C’est à partir de cette Méditerranée que des voyages clandestins sont organisés vers l’Europe toujours considérée comme un Eldorado, malgré la crise qui l’a durement secouée ces dernières années
Les Dépêches de Brazzaville
Les gouvernants africains devant la glace
Face aux drames successifs et répétés de naufragés africains dans la Méditerranée, la communauté européenne s’est mobilisée pour organiser les secours et rechercher des solutions. Pour rappel, en 2014, ils sont 3 200 Africains à avoir payé de leur vie, leur volonté de braver l’océan dans des embarcations de fortune, pour rejoindre l’Occident.
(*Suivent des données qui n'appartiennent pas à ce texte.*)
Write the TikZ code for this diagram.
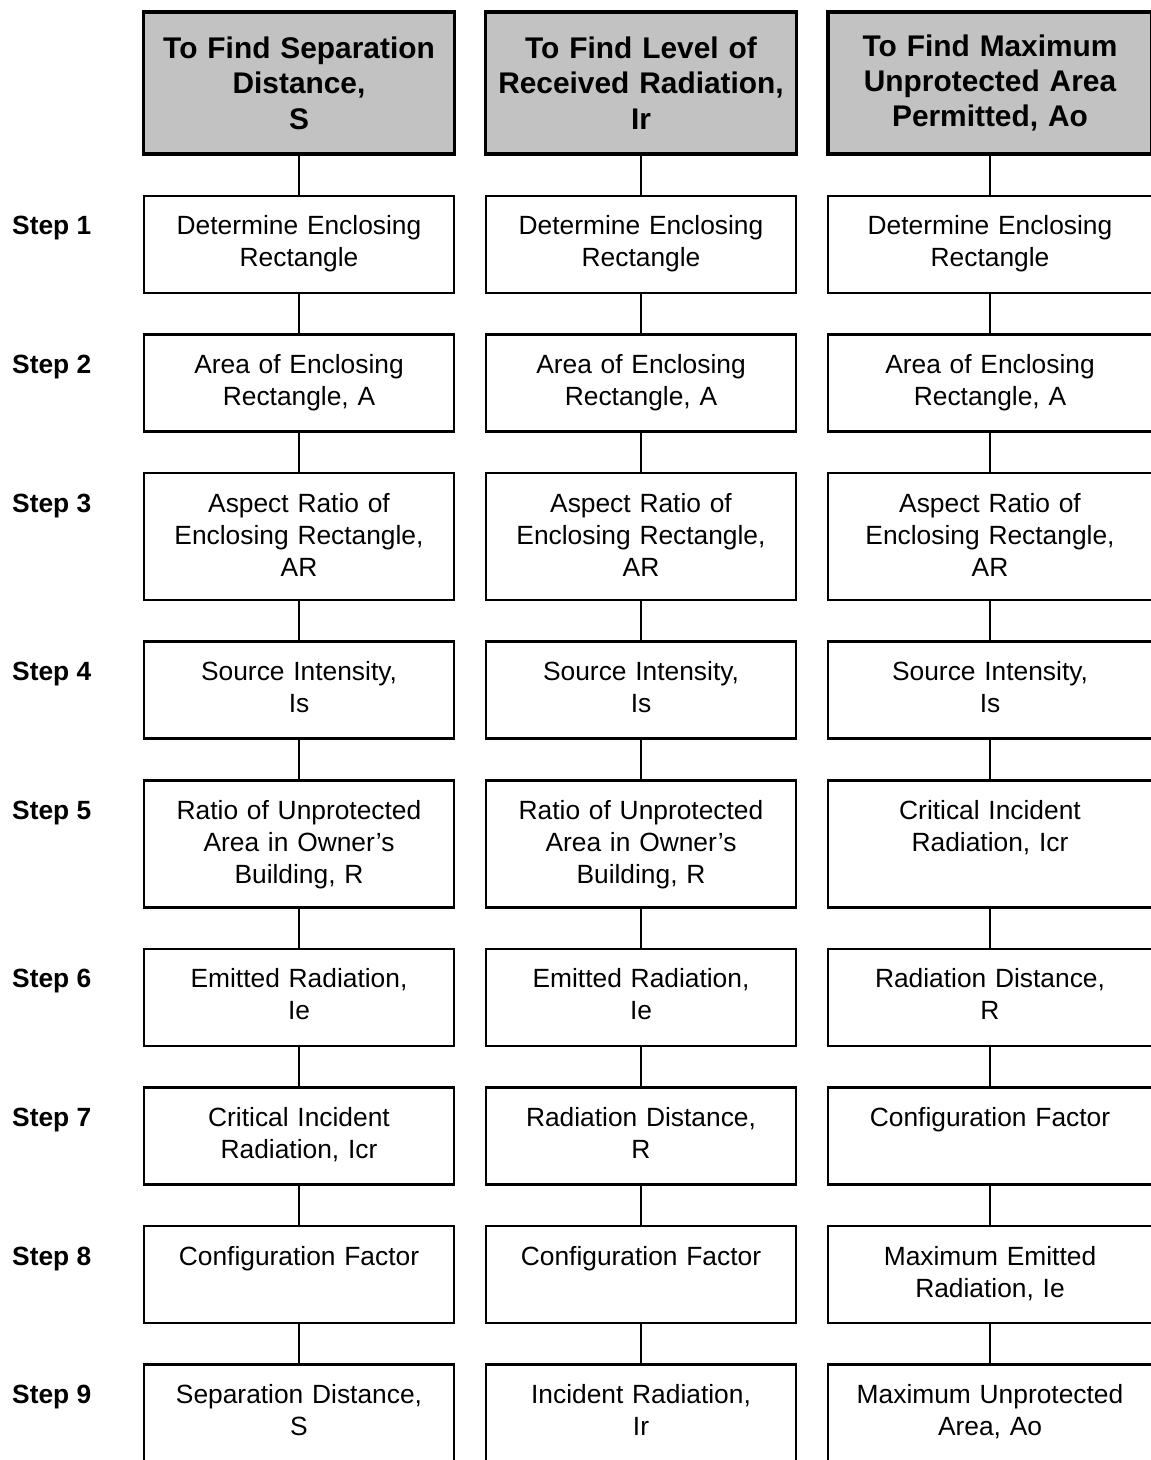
\documentclass[tikz,border=0pt]{standalone}
\usepackage{fontspec}
\setmainfont{Liberation Sans}
\usetikzlibrary{positioning}

\begin{document}
\begin{tikzpicture}[x=0.02cm, y=-0.02cm, node distance=0.78cm,
    head node/.style={draw, line width=1.8pt, fill=black!24, minimum width=6.2cm,
      minimum height=2.84cm, text width=6cm, align=center,
      font=\fontsize{17}{20.2}\selectfont\bfseries},
    box node/.style={draw, line width=1.5pt, minimum width=6.2cm, text width=5.9cm,
      align=center, inner ysep=0pt, text height=0.78cm, text depth=1.16cm,
      font=\fontsize{15}{18.2}\selectfont},
    tall/.style={text depth=1.76cm},
    wide/.style={minimum width=6.48cm},
    step label/.style={anchor=base west, font=\fontsize{15}{18}\selectfont\bfseries},
    link/.style={line width=1.1pt}]

  \useasboundingbox (0,0) rectangle (1151,1460);
  \clip (0,0) rectangle (1151,1460);

  % headers
  \node[head node] (ha) at (299,83) {To Find Separation\\Distance,\\S};
  \node[head node] (hb) at (641,83) {To Find Level of\\Received Radiation,\\Ir};
  \node[head node, wide] (hc) at (990,83) {To Find Maximum\\Unprotected Area\\Permitted, Ao};

  % separation distance
  \node[box node] (a1) [below=of ha] {Determine Enclosing\\Rectangle};
  \node[box node] (a2) [below=of a1] {Area of Enclosing\\Rectangle, A};
  \node[box node, tall] (a3) [below=of a2] {Aspect Ratio of\\Enclosing Rectangle,\\AR};
  \node[box node] (a4) [below=of a3] {Source Intensity,\\Is};
  \node[box node, tall] (a5) [below=of a4] {Ratio of Unprotected\\Area in Owner’s\\Building, R};
  \node[box node] (a6) [below=of a5] {Emitted Radiation,\\Ie};
  \node[box node] (a7) [below=of a6] {Critical Incident\\Radiation, Icr};
  \node[box node] (a8) [below=of a7] {Configuration Factor};
  \node[box node] (a9) [below=of a8] {Separation Distance,\\S};

  % received radiation
  \node[box node] (b1) [below=of hb] {Determine Enclosing\\Rectangle};
  \node[box node] (b2) [below=of b1] {Area of Enclosing\\Rectangle, A};
  \node[box node, tall] (b3) [below=of b2] {Aspect Ratio of\\Enclosing Rectangle,\\AR};
  \node[box node] (b4) [below=of b3] {Source Intensity,\\Is};
  \node[box node, tall] (b5) [below=of b4] {Ratio of Unprotected\\Area in Owner’s\\Building, R};
  \node[box node] (b6) [below=of b5] {Emitted Radiation,\\Ie};
  \node[box node] (b7) [below=of b6] {Radiation Distance,\\R};
  \node[box node] (b8) [below=of b7] {Configuration Factor};
  \node[box node] (b9) [below=of b8] {Incident Radiation,\\Ir};

  % maximum unprotected area
  \node[box node, wide] (c1) [below=of hc] {Determine Enclosing\\Rectangle};
  \node[box node, wide] (c2) [below=of c1] {Area of Enclosing\\Rectangle, A};
  \node[box node, wide, tall] (c3) [below=of c2] {Aspect Ratio of\\Enclosing Rectangle,\\AR};
  \node[box node, wide] (c4) [below=of c3] {Source Intensity,\\Is};
  \node[box node, wide, tall] (c5) [below=of c4] {Critical Incident\\Radiation, Icr};
  \node[box node, wide] (c6) [below=of c5] {Radiation Distance,\\R};
  \node[box node, wide] (c7) [below=of c6] {Configuration Factor};
  \node[box node, wide] (c8) [below=of c7] {Maximum Emitted\\Radiation, Ie};
  \node[box node, wide] (c9) [below=of c8] {Maximum Unprotected\\Area, Ao};

  % step labels
  \coordinate (lx) at (6,0);
  \foreach \i in {1,...,9}
    \node[step label] (l\i) at (lx |- a\i.base) {Step \i};

  % links
  \foreach \c in {a,b,c} {
    \draw[link] (h\c) -- (\c1);
    \foreach \i [count=\j from 2] in {1,...,8}
      \draw[link] (\c\i) -- (\c\j);
  }
\end{tikzpicture}
\end{document}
Pour autant, cela n’a pas découragé des milliers d’autres de tenter la traversée dans les mêmes conditions.
Au premier trimestre de 2015, ils sont 1 153 à être restés au fond de l’océan, dont les derniers en date sont ceux de l’hécatombe du dimanche 19 avril dernier. Compte tenu de l’urgence, une réunion au sommet de l’Union européenne s’est penchée le 23 avril 2015 sur la question, afin de prendre des mesures et prévenir de nouvelles tragédies.
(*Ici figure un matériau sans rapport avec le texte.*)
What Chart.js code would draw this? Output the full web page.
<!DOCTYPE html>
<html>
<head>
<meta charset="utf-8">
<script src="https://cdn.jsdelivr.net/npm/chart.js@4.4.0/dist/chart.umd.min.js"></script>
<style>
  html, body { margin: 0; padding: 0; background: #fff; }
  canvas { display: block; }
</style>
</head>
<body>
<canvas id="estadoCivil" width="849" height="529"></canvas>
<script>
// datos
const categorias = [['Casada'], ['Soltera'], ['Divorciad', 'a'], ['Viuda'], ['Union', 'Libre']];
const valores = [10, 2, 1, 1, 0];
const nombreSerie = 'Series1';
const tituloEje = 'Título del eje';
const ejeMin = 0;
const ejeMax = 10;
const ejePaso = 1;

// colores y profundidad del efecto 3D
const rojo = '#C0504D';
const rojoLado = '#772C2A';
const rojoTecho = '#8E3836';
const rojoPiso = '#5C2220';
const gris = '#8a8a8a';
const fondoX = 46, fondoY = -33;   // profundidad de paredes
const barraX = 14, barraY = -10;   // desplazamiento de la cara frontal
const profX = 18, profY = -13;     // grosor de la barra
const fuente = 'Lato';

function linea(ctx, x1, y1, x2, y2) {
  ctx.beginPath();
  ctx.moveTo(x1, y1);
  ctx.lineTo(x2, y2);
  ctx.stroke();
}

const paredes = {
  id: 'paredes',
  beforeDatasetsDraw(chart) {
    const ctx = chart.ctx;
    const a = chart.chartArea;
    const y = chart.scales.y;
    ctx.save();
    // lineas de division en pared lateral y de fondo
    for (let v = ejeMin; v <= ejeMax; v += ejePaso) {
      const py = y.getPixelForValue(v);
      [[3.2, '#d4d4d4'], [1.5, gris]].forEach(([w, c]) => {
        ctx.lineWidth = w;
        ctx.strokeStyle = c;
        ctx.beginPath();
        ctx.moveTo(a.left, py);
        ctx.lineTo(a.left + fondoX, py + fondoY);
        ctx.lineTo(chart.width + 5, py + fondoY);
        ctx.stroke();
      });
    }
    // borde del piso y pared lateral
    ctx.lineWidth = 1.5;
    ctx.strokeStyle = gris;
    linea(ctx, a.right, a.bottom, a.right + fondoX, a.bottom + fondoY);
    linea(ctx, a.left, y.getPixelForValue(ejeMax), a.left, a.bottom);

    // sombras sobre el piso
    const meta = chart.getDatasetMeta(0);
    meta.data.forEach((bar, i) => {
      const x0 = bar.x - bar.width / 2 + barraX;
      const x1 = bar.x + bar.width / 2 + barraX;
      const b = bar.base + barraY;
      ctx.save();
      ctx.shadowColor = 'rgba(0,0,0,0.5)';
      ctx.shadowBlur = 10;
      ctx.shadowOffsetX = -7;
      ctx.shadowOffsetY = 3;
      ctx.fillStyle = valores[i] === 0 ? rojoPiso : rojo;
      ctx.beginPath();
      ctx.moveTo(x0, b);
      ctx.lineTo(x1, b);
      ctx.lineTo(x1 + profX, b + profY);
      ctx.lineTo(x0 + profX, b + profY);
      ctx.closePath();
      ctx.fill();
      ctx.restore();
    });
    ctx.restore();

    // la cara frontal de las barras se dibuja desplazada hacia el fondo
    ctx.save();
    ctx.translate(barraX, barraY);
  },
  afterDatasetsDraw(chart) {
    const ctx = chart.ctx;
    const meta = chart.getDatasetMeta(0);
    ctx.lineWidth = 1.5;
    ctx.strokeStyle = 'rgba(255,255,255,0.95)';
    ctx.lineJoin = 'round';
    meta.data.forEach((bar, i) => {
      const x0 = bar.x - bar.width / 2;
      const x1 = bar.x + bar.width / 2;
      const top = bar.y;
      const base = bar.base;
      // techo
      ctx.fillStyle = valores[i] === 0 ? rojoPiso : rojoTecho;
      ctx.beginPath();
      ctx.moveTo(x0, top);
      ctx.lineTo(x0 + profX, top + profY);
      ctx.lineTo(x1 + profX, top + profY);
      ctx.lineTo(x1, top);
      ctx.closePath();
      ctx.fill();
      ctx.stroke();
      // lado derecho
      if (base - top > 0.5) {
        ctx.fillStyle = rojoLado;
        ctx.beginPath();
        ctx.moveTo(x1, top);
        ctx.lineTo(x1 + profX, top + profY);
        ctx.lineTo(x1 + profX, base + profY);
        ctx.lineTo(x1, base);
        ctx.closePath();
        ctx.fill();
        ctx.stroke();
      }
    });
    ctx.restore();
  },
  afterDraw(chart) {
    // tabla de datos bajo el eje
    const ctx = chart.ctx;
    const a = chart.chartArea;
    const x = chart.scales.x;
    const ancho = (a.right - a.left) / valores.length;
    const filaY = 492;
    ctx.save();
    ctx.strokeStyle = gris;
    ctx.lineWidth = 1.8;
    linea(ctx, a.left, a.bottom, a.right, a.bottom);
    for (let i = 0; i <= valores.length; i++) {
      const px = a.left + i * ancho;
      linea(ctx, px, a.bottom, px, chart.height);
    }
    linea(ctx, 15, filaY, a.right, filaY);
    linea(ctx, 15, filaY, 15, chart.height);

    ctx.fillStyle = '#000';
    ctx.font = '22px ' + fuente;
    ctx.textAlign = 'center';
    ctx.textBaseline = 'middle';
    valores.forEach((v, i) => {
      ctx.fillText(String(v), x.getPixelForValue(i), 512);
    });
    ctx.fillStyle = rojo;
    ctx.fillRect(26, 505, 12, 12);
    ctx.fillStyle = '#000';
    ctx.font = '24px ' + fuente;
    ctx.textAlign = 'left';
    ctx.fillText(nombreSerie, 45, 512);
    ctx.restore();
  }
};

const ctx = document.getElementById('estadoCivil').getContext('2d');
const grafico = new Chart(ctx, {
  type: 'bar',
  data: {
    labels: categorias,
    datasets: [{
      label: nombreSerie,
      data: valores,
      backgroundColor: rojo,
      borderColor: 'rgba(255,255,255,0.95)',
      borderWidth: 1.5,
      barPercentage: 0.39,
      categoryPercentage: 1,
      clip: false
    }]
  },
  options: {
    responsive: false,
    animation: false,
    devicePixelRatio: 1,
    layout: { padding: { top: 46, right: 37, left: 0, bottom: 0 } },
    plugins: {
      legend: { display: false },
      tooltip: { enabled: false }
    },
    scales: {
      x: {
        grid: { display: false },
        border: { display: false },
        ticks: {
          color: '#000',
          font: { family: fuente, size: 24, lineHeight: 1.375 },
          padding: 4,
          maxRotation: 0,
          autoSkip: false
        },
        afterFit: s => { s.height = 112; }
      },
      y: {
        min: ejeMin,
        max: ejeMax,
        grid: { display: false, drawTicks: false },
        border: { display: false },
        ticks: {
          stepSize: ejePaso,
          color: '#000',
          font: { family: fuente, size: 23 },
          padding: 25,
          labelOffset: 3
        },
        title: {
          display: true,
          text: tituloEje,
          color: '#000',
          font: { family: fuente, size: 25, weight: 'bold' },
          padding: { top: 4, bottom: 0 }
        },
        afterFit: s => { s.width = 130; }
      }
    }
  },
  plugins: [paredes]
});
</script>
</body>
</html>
Pendant ce temps, la réaction de l’Union africaine (UA) se fait toujours attendre. A vrai dire, ce silence assourdissant de l’institution panafricaine face à un drame qui la concerne au premier chef, commence à être gênant, surtout face à la mobilisation des Occidentaux. C’est pourquoi la sortie du président congolais, Denis Sassou N’Guesso, qui estime que le silence n’est plus acceptable dans cette affaire, ne peut passer inaperçu. Denis Sassou N’Guesso a le mérite d’essayer de réveiller ses pairs africains par rapport à un problème crucial de l’heure, en appelant à un sommet de l’UA pour se pencher sur la question. Du reste, l’on se demande pourquoi la présidente de l’UA elle-même, Dlamini Zuma, ou même son président en exercice, Robert Mugabe, n’y ont pas pensé.
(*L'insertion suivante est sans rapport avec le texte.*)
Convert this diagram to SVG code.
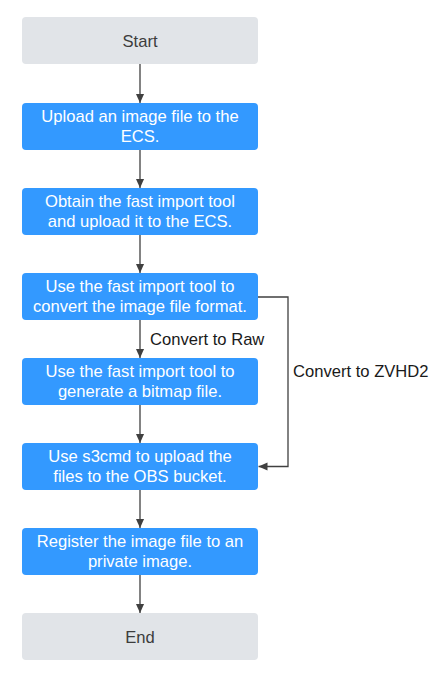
<svg xmlns="http://www.w3.org/2000/svg" width="435" height="682" viewBox="0 0 435 682">
<defs>
<style>
.blue{fill:#3399ff}
.gray{fill:#e1e4e8}
.tw{font-family:"Liberation Sans",Arial,sans-serif;font-size:16.6px;fill:#ffffff;text-anchor:middle}
.tg{font-family:"Liberation Sans",Arial,sans-serif;font-size:16.6px;fill:#3c3c3c;text-anchor:middle}
.lbl{font-family:"Liberation Sans",Arial,sans-serif;font-size:16.6px;fill:#1a1a1a}
.con{stroke:#404040;stroke-width:1.3;fill:none}
</style>
<marker id="ah" viewBox="0 0 10 10" refX="10" refY="5" markerWidth="9" markerHeight="9" markerUnits="userSpaceOnUse" orient="auto">
<path d="M0,0.5 L10,5 L0,9.5 Z" fill="#404040"/>
</marker>
</defs>
<rect width="435" height="682" fill="#ffffff"/>
<g id="connectors">
<line class="con" x1="140" y1="64" x2="140" y2="103" marker-end="url(#ah)"/>
<line class="con" x1="140" y1="150" x2="140" y2="188" marker-end="url(#ah)"/>
<line class="con" x1="140" y1="235" x2="140" y2="273" marker-end="url(#ah)"/>
<line class="con" x1="140" y1="320" x2="140" y2="358" marker-end="url(#ah)"/>
<line class="con" x1="140" y1="405" x2="140" y2="443" marker-end="url(#ah)"/>
<line class="con" x1="140" y1="490" x2="140" y2="528" marker-end="url(#ah)"/>
<line class="con" x1="140" y1="575" x2="140" y2="613" marker-end="url(#ah)"/>
<polyline class="con" points="258,297 288,297 288,466.5 258.5,466.5" marker-end="url(#ah)"/>
<text class="lbl" x="150" y="345">Convert to Raw</text>
<text class="lbl" x="293" y="377">Convert to ZVHD2</text>
</g>
<g id="start">
<rect class="gray" x="22" y="17" width="236" height="47" rx="4"/>
<text class="tg" x="140" y="47">Start</text>
</g>
<g id="upload-image">
<rect class="blue" x="22" y="103" width="236" height="47" rx="4"/>
<text class="tw" x="140" y="122">Upload an image file to the</text>
<text class="tw" x="140" y="142">ECS.</text>
</g>
<g id="obtain-tool">
<rect class="blue" x="22" y="188" width="236" height="47" rx="4"/>
<text class="tw" x="140" y="207">Obtain the fast import tool</text>
<text class="tw" x="140" y="227">and upload it to the ECS.</text>
</g>
<g id="convert-format">
<rect class="blue" x="22" y="273" width="236" height="47" rx="4"/>
<text class="tw" x="140" y="292">Use the fast import tool to</text>
<text class="tw" x="140" y="312">convert the image file format.</text>
</g>
<g id="generate-bitmap">
<rect class="blue" x="22" y="358" width="236" height="47" rx="4"/>
<text class="tw" x="140" y="377">Use the fast import tool to</text>
<text class="tw" x="140" y="397">generate a bitmap file.</text>
</g>
<g id="upload-obs">
<rect class="blue" x="22" y="443" width="236" height="47" rx="4"/>
<text class="tw" x="140" y="462">Use s3cmd to upload the</text>
<text class="tw" x="140" y="482">files to the OBS bucket.</text>
</g>
<g id="register">
<rect class="blue" x="22" y="528" width="236" height="47" rx="4"/>
<text class="tw" x="140" y="547">Register the image file to an</text>
<text class="tw" x="140" y="567">private image.</text>
</g>
<g id="end">
<rect class="gray" x="22" y="613" width="236" height="47" rx="4"/>
<text class="tg" x="140" y="643">End</text>
</g>
</svg>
Quoi qu’il en soit, il est heureux de constater que les princes régnants du continent commencent à porter un intérêt à la question. Faut-il pour autant s’attendre à ce que les lignes bougent ? En tout cas l’on attend de voir, surtout que pour moins que cela, l’institution panafricaine s’était empressée d’organiser un sommet extraordinaire pour clouer la Cour pénale internationale (CPI) au pilori, estimant qu’elle sévissait trop contre certains de ses membres. Et si elle veut être prise au sérieux, une telle réunion devrait se tenir dans les meilleurs délais, à l’image de l’UE qui a eu une réaction immédiate, car il est bien connu l’adage selon lequel, « il faut battre le fer quand il est chaud ».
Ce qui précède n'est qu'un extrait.